The outbreak of war began Sukhomlinov's slide to oblivion. The tsar turned away from his stated intention to take personal command of the army; Sukhomlinov and his archenemy, Grand Duke Nikolai Nikolaevich, the tsar's uncle, were the leading candidates then to become generalissimo. The prize went to the grand duke. Stone suggests that Sukhomlinov deliberately let the opportunity slip away; the war minister saw no reason why the an-ticipated short and decisive war should diminish his authority over the military system. When the war surprisingly dragged on, of course, the center of power shifted to the army's commander in chief, not the desk-bound war minister.
The short-war illusion came to haunt Sukhomlinov in a second guise as the shell shortage crippled Russia's fighting forces. Stone grants the war minister partial absolution: the field armies were both wasteful of ammunition and lax in controlling their stockpiles; useless fortress garrisons hoarded millions of rounds of artillery ammunition. The public and the Duma were less charitable.
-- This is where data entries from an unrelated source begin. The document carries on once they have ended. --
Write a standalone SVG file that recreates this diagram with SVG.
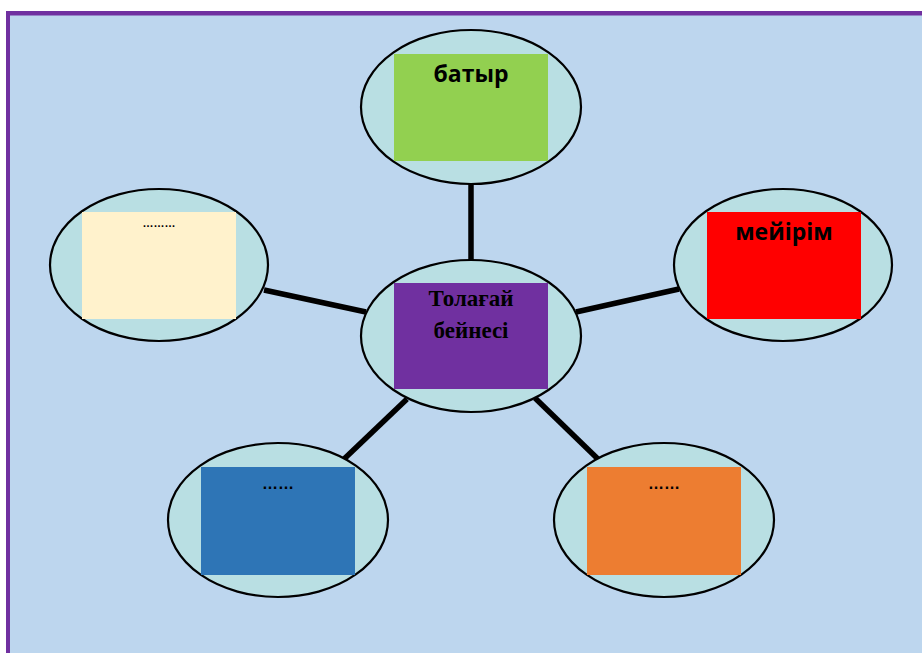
<svg xmlns="http://www.w3.org/2000/svg" width="922" height="653" viewBox="0 0 922 653">
<defs>
<style>
.bub{fill:#B9DFE3;stroke:#000;stroke-width:2.2}
.lnk{stroke:#000;stroke-width:5.5;stroke-linecap:butt;fill:none}
.sans{font-family:"Open Sans","Noto Sans","DejaVu Sans",sans-serif;font-weight:bold;font-size:23px;fill:#000;text-anchor:middle}
.serif{font-family:"Liberation Serif","Times New Roman",serif;font-weight:bold;font-size:23px;fill:#000;text-anchor:middle}
.dots{font-family:"Liberation Sans",Arial,sans-serif;font-weight:bold;fill:#000;text-anchor:middle}
</style>
</defs>
<rect x="0" y="0" width="922" height="653" fill="#FFFFFF"/>
<rect x="10" y="15" width="912" height="638" fill="#BDD6EE"/>
<rect x="6" y="11" width="916" height="4.5" fill="#7030A0"/>
<rect x="6" y="11" width="4" height="642" fill="#7030A0"/>
<g id="connectors">
<line class="lnk" x1="471" y1="184" x2="471" y2="260"/>
<line class="lnk" x1="264" y1="290" x2="366" y2="312"/>
<line class="lnk" x1="576" y1="312" x2="679" y2="289"/>
<line class="lnk" x1="343" y1="460" x2="407" y2="399"/>
<line class="lnk" x1="535" y1="398" x2="600" y2="461"/>
</g>
<g id="node-top">
<ellipse class="bub" cx="471" cy="107" rx="110" ry="77"/>
<rect x="394" y="54" width="154" height="107" fill="#92D050"/>
<text class="sans" x="471" y="82">батыр</text>
</g>
<g id="node-center">
<ellipse class="bub" cx="471" cy="336" rx="110" ry="76"/>
<rect x="394" y="283" width="154" height="106" fill="#7030A0"/>
<text class="serif" x="471" y="306">Толағай</text>
<text class="serif" x="471" y="338">бейнесі</text>
</g>
<g id="node-left">
<ellipse class="bub" cx="159" cy="265" rx="109" ry="76"/>
<rect x="82" y="212" width="154" height="107" fill="#FFF2CC"/>
<text class="dots" x="159" y="227" font-size="11">………</text>
</g>
<g id="node-right">
<ellipse class="bub" cx="783" cy="265" rx="109" ry="76"/>
<rect x="707" y="212" width="154" height="107" fill="#FF0000"/>
<text class="sans" x="784" y="240">мейірім</text>
</g>
<g id="node-bottom-left">
<ellipse class="bub" cx="278" cy="520" rx="110" ry="77"/>
<rect x="201" y="467" width="154" height="108" fill="#2E75B6"/>
<text class="dots" x="278" y="489" font-size="16">……</text>
</g>
<g id="node-bottom-right">
<ellipse class="bub" cx="664" cy="520" rx="110" ry="77"/>
<rect x="587" y="467" width="154" height="108" fill="#ED7D31"/>
<text class="dots" x="664" y="489" font-size="16">……</text>
</g>
</svg>
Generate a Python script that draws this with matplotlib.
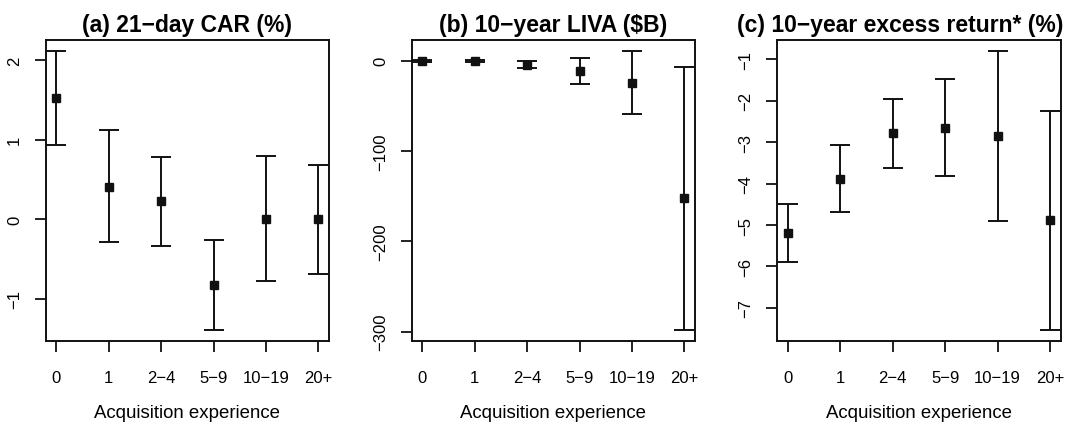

By early 1915 Sukhomlinov's name had become a watchword for incompetence. By spring, his patriotism itself came under attack. Colonel S. N. Miasoedov, a protégé of Sukhomlinov and the man who had run the war minister's prewar spy system to control the officer corps, was accused of treason. Miasoedov faced a hasty court-martial marked by judicial irregularities. He was found guilty and executed at once. Sukhomlinov was then hopelessly compromised, perhaps the victim of his numerous enemies in the Duma and the officer corps acting in collusion.
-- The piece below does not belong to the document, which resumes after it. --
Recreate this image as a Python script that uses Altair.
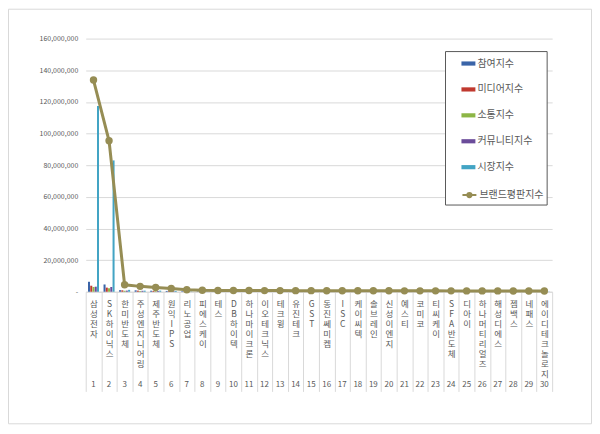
import pandas as pd
import altair as alt

names = ["삼성전자", "SK하이닉스", "한미반도체", "주성엔지니어링", "제주반도체", "원익IPS",
         "리노공업", "피에스케이", "테스", "DB하이텍", "하나마이크론", "이오테크닉스",
         "테크윙", "유진테크", "GST", "동진쎄미켐", "ISC", "케이씨텍", "솔브레인", "신성이엔지",
         "예스티", "코미코", "티씨케이", "SFA반도체", "디아이", "하나머티리얼즈", "해성디에스",
         "젬백스", "네패스", "에이디테크놀로지"]
ranks = list(range(1, 31))

series = ["참여지수", "미디어지수", "소통지수", "커뮤니티지수", "시장지수"]
colors = ["#3A64A8", "#C0392F", "#8DB646", "#6B4C9A", "#43A4C4"]

participation = [6300000, 4600000, 1000000, 900000, 650000, 500000, 350000, 250000, 220000, 210000,
                 200000, 200000, 190000, 180000, 180000, 170000, 170000, 160000, 160000, 150000,
                 150000, 150000, 140000, 140000, 140000, 130000, 130000, 130000, 120000, 120000]
media = [3800000, 2600000, 900000, 700000, 500000, 400000, 300000, 200000, 180000, 170000,
         160000, 150000, 150000, 140000, 140000, 130000, 130000, 120000, 120000, 120000,
         110000, 110000, 110000, 100000, 100000, 100000, 100000, 90000, 90000, 90000]
communication = [3000000, 2200000, 600000, 500000, 400000, 300000, 200000, 150000, 140000, 130000,
                 130000, 120000, 120000, 120000, 110000, 110000, 100000, 100000, 100000, 100000,
                 100000, 90000, 90000, 90000, 90000, 90000, 80000, 80000, 80000, 80000]
community = [3200000, 3000000, 700000, 600000, 450000, 400000, 250000, 150000, 140000, 140000,
             140000, 130000, 130000, 130000, 120000, 120000, 120000, 120000, 110000, 110000,
             110000, 110000, 110000, 110000, 100000, 100000, 100000, 100000, 100000, 90000]
market = [117400000, 83000000, 1200000, 700000, 700000, 500000, 200000, 150000, 120000, 130000,
          130000, 140000, 130000, 130000, 130000, 130000, 120000, 120000, 110000, 110000,
          110000, 110000, 110000, 110000, 110000, 110000, 110000, 110000, 110000, 100000]
brand = [133800000, 95400000, 4400000, 3400000, 2700000, 2100000, 1300000, 900000, 800000, 780000,
         760000, 740000, 720000, 700000, 680000, 660000, 640000, 620000, 600000, 590000,
         580000, 570000, 560000, 550000, 540000, 530000, 520000, 510000, 500000, 490000]

FONT = "Noto Sans CJK KR"
GRAY = "#595959"
W, H = 468, 254

# long-form table for the grouped bars
bar_rows = []
for s, vals in zip(series, [participation, media, communication, community, market]):
    for n, v in zip(names, vals):
        bar_rows.append({"name": n, "series": s, "value": v})
bars_df = pd.DataFrame(bar_rows)
line_df = pd.DataFrame({"name": names, "value": brand, "line": "브랜드평판지수"})
rank_df = pd.DataFrame({"name": names, "rank": ranks})

# labels are drawn after the long separator ticks, so pull them back up
x_enc = alt.X("name:N", sort=names, title=None,
              scale=alt.Scale(paddingInner=0, paddingOuter=0),
              axis=alt.Axis(labelExpr="split(datum.label, '')", labelAngle=0,
                            labelFont=FONT, labelFontSize=8.5, labelColor=GRAY,
                            labelLineHeight=10, labelBaseline="top", labelPadding=-92,
                            tickBand="extent", tickSize=100, tickColor="#d9d9d9",
                            domainColor="#d9d9d9", labelOverlap=False))
y_enc = alt.Y("value:Q", title=None,
              scale=alt.Scale(domain=[0, 160000000], nice=False),
              axis=alt.Axis(values=list(range(0, 160000001, 20000000)),
                            labelExpr="datum.value == 0 ? '-' : format(datum.value, ',')",
                            labelFont=FONT, labelFontSize=7, labelColor=GRAY,
                            labelPadding=8, domain=False, ticks=False,
                            gridColor="#d9d9d9"))

one = pd.DataFrame({"a": [0]})
frame = alt.Chart(one).mark_rect(fill=None, stroke="#d9d9d9", strokeWidth=1).encode(
    x=alt.value(-77.5), x2=alt.value(507.5), y=alt.value(-29.5), y2=alt.value(386.5)
)
legend_box = alt.Chart(one).mark_rect(fill="white", stroke=GRAY, strokeWidth=1).encode(
    x=alt.value(361), x2=alt.value(463), y=alt.value(13), y2=alt.value(167)
)

bars = alt.Chart(bars_df).mark_bar().encode(
    x=x_enc,
    xOffset=alt.XOffset("series:N", sort=series,
                        scale=alt.Scale(paddingInner=0.1, paddingOuter=1)),
    y=y_enc,
    color=alt.Color("series:N", sort=series,
                    scale=alt.Scale(domain=series, range=colors),
                    legend=alt.Legend(title=None, orient="none", legendX=377, legendY=18,
                                      symbolType="M-1,-0.3H1V0.3H-1Z", symbolSize=196,
                                      symbolStrokeWidth=0, labelFont=FONT, labelFontSize=10,
                                      labelColor=GRAY, rowPadding=14, labelOffset=2)),
)

line = alt.Chart(line_df).mark_line(strokeWidth=3).encode(
    x=x_enc,
    y=y_enc,
    stroke=alt.Stroke("line:N", scale=alt.Scale(range=["#968D54"]),
                      legend=alt.Legend(title=None, orient="none", legendX=377, legendY=149,
                                        symbolType="M-1,0H1M0.3,0A0.3,0.3,0,1,1,-0.3,0A0.3,0.3,0,1,1,0.3,0",
                                        symbolSize=196, symbolStrokeWidth=2,
                                        symbolFillColor="#968D54", labelFont=FONT,
                                        labelFontSize=10, labelColor=GRAY, labelOffset=2)),
)
points = alt.Chart(line_df).mark_circle(size=55, opacity=1, color="#968D54").encode(
    x=x_enc,
    y=y_enc,
)

rank_text = alt.Chart(rank_df).mark_text(font=FONT, fontSize=8, color=GRAY, baseline="middle").encode(
    x=alt.X("name:N", sort=names),
    y=alt.value(H + 94),
    text="rank:N",
)

chart = alt.layer(frame, legend_box, bars, line, points, rank_text).properties(
    width=W, height=H,
    autosize=alt.AutoSizeParams(type="none"),
    padding={"left": 78, "top": 30, "right": 40, "bottom": 133},
).configure_view(stroke=None)

chart.save("out.html", embed_options={"renderer": "svg", "actions": False})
In June 1915, Tsar Nicholas reluctantly dismissed Sukhomlinov. The retreat from Poland and the worsening shell shortage combined with growing public accusations that the government was a nest for pro-German elements to make it impossible for the war minister to keep his post. In early 1916 the Duma pressured the minister of justice to arrest and investigate Sukhomlinov for alleged misconduct in office. The imperial family intervened, but Sukhomlinov remained under house arrest until the March Revolution of 1917. The provisional government arrested him again and, in September 1917, sentenced him to hard labor for his failure to prepare the nation adequately for the war's ordeal. In May 1918, then seventy years old, Sukhomlinov was released by the Bolsheviks and went into exile. He lived out his remaining years in Germany, at work on his memoirs and other studies intended to vindicate his reputation. He died in Berlin, February 2, 1926.
His wife madame E.V. Sukhomlinova, who was thirty years younger and made arrangements with Rasputin in order to get her husband released.